Within minutes, Dapper Spider had spun a web of rhymes on his smartphone and unleashed his rap lyrics in the studio booth at the School of Environmental Studies. At age 16, Josh Groven, also known as the artist Dapper Spider, has signed a record deal with a label started by his fellow classmate, Emily Pauly.

Pauly, a 17-year-old senior at the school, formed Overtone Audio Productions with the support of the Rosemount-Apple Valley-Eagan school district last year, and the label has already gained traction.

Pauly’s artists are not singing about the School of Environmental Studies, a learning community for upperclassmen. They are singing about anything from relationships to not wanting to be like everyone else.

Pauly said she launched the label to give her peers a platform.

“We have so many creative kids in our district, especially in our high schools, that have so much talent,” she said. “People need an outlet and a way to be represented.”

So far, Pauly has signed six artists whose sounds feature down-tempo beats, jazz and even a ukulele. Three songs she posted from Overtone’s artists online have amassed more than 500 listens and 30 downloads.

“People can hear what we have to offer for free, and can download and listen to it wherever,” she said.

To join the label, students simply have to contact Pauly and put in an application. Students from all over the district can apply. Pauly is looking to sign an alternative rock band from Eastview High School.

Pauly is the only student studying music business in Jeremy Bartelt’s second-level music production class.
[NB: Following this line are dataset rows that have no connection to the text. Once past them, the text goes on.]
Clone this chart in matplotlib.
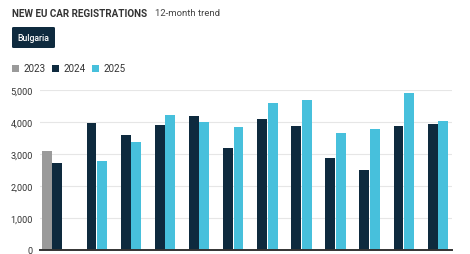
import numpy as np
import matplotlib.pyplot as plt
from matplotlib.patches import Rectangle, FancyBboxPatch

plt.rcParams['font.family'] = ['Roboto', 'DejaVu Sans']

months = list(range(12))
years = ['2023', '2024', '2025']
vals_2023 = [3100, np.nan, np.nan, np.nan, np.nan, np.nan, np.nan, np.nan, np.nan, np.nan, np.nan, np.nan]
vals_2024 = [2730, 3980, 3580, 3900, 4190, 3200, 4080, 3880, 2890, 2500, 3860, 3930]
vals_2025 = [np.nan, 2780, 3390, 4220, 4000, 3840, 4600, 4700, 3670, 3790, 4920, 4030]
colors = ['#9a9a9a', '#0e2a3e', '#47c0dc']

fig = plt.figure(figsize=(4.7, 2.55), dpi=100)
ax = fig.add_axes([40 / 470, 4 / 255, 412 / 470, 160 / 255])

x = np.arange(len(months))
w = 0.29
for off, v, c in zip([-0.31, 0, 0.31], [vals_2023, vals_2024, vals_2025], colors):
    ax.bar(x + off, v, width=w, color=c, zorder=3)

ax.set_xlim(-0.51, 11.57)
ax.set_ylim(0, 5000)
ax.set_yticks([0, 1000, 2000, 3000, 4000, 5000])
ax.set_yticklabels(['0', '1,000', '2,000', '3,000', '4,000', '5,000'])
ax.set_xticks([])
ax.tick_params(axis='y', length=0, labelsize=6.6, labelcolor='#333333', pad=5)
ax.grid(axis='y', color='#e6e6e6', linewidth=0.8, zorder=0)
for s in ['top', 'right', 'left']:
    ax.spines[s].set_visible(False)
ax.spines['bottom'].set_color('#333333')
ax.spines['bottom'].set_linewidth(1.4)
ax.spines['bottom'].set_zorder(4)

# header
fig.text(12 / 470, 1 - 14 / 255, 'NEW EU CAR REGISTRATIONS', fontsize=7.1,
         fontweight='bold', color='#333333', va='center', ha='left')
fig.text(155 / 470, 1 - 14 / 255, '12-month trend', fontsize=6.8, color='#444444',
         va='center', ha='left')

# button
fig.patches.append(FancyBboxPatch((12 / 470, 1 - 49 / 255), 43 / 470, 21 / 255,
                                  boxstyle='round,pad=0,rounding_size=0.004',
                                  transform=fig.transFigure, facecolor='#0e2a3e',
                                  edgecolor='none'))
fig.text(33.5 / 470, 1 - 38.5 / 255, 'Bulgaria', fontsize=6.2, color='white',
         fontweight='medium', va='center', ha='center')

# legend
leg_x = [12, 52, 92]
for lx, yr, c in zip(leg_x, years, colors):
    fig.patches.append(Rectangle((lx / 470, 1 - 72.5 / 255), 7 / 470, 7 / 255,
                                 transform=fig.transFigure, facecolor=c, edgecolor='none'))
    fig.text((lx + 12) / 470, 1 - 69 / 255, yr, fontsize=7, color='#333333',
             va='center', ha='left')

fig.savefig('out.png', dpi=100)
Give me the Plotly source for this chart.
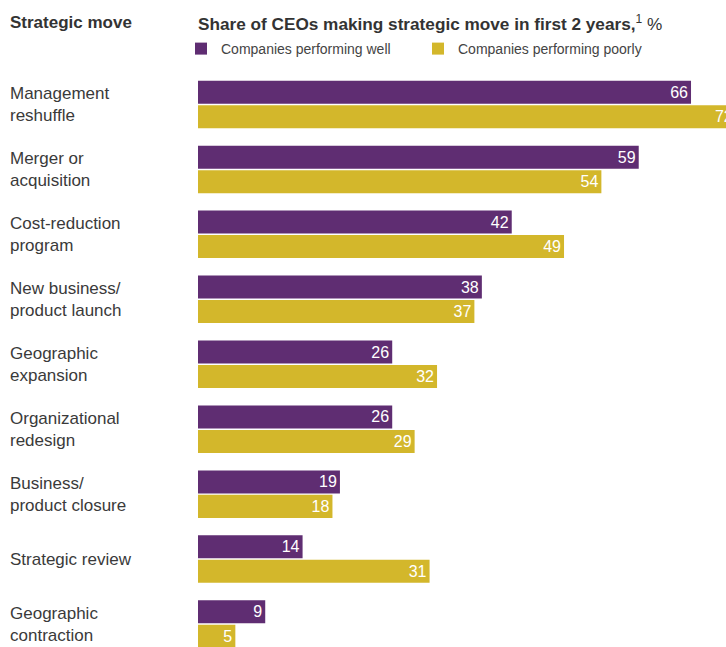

She’s had to do all the work of starting a record label on her own, from social media to promotion to recruitment.

“It has been incredible for me to not only watch her grow ... and learn, but the reception she has gotten from students that want songs on the record label and are excited about it, is great,” he said.

Bartelt connected Pauly with the McNally Smith College of Music department head of music, Scott LeGere. With LeGere’s guidance, Pauly began her research on how and where students get their music. She found that her peers were turning to streaming services. LeGere encouraged Pauly to keep her label simple and take advantage of all the free tools and platforms to promote her artists.

“What you really need today is the courage to run with an idea and share it with other people, and have a little faith to see it through,” LeGere said.

As of now, Pauly has three songs posted online from her artsiest artists. With additional funding through her class, Pauly hopes to add their music to streaming services like Sound Cloud or Apple Music. Pauly said it can cost about $100 a year to distribute to the multiple streaming platforms online.

Before getting her label off the ground, Pauly met with the assistant school district attorney, Peter Shaw, who advised Pauly on ownership of songs and parent permission. Pauly said she wants her artists to own the rights to their music.

“Nothing is legally binding,” Pauly said. “It is more of a hub or an outlet.”

Students have full creative freedom except for one caveat: no explicit content. Bartelt screens songs before Pauly publishes them online. The students don’t seem to mind. Groven said not swearing has allowed him to be more creative. Now, even his parents or his principal can listen to his raps.

Pauly has plans to sign more artists before the end of the school year and before she heads off to college. She’s undecided about whether to pass her project on to another student. Her artists and supporters are hopeful the district label will live on.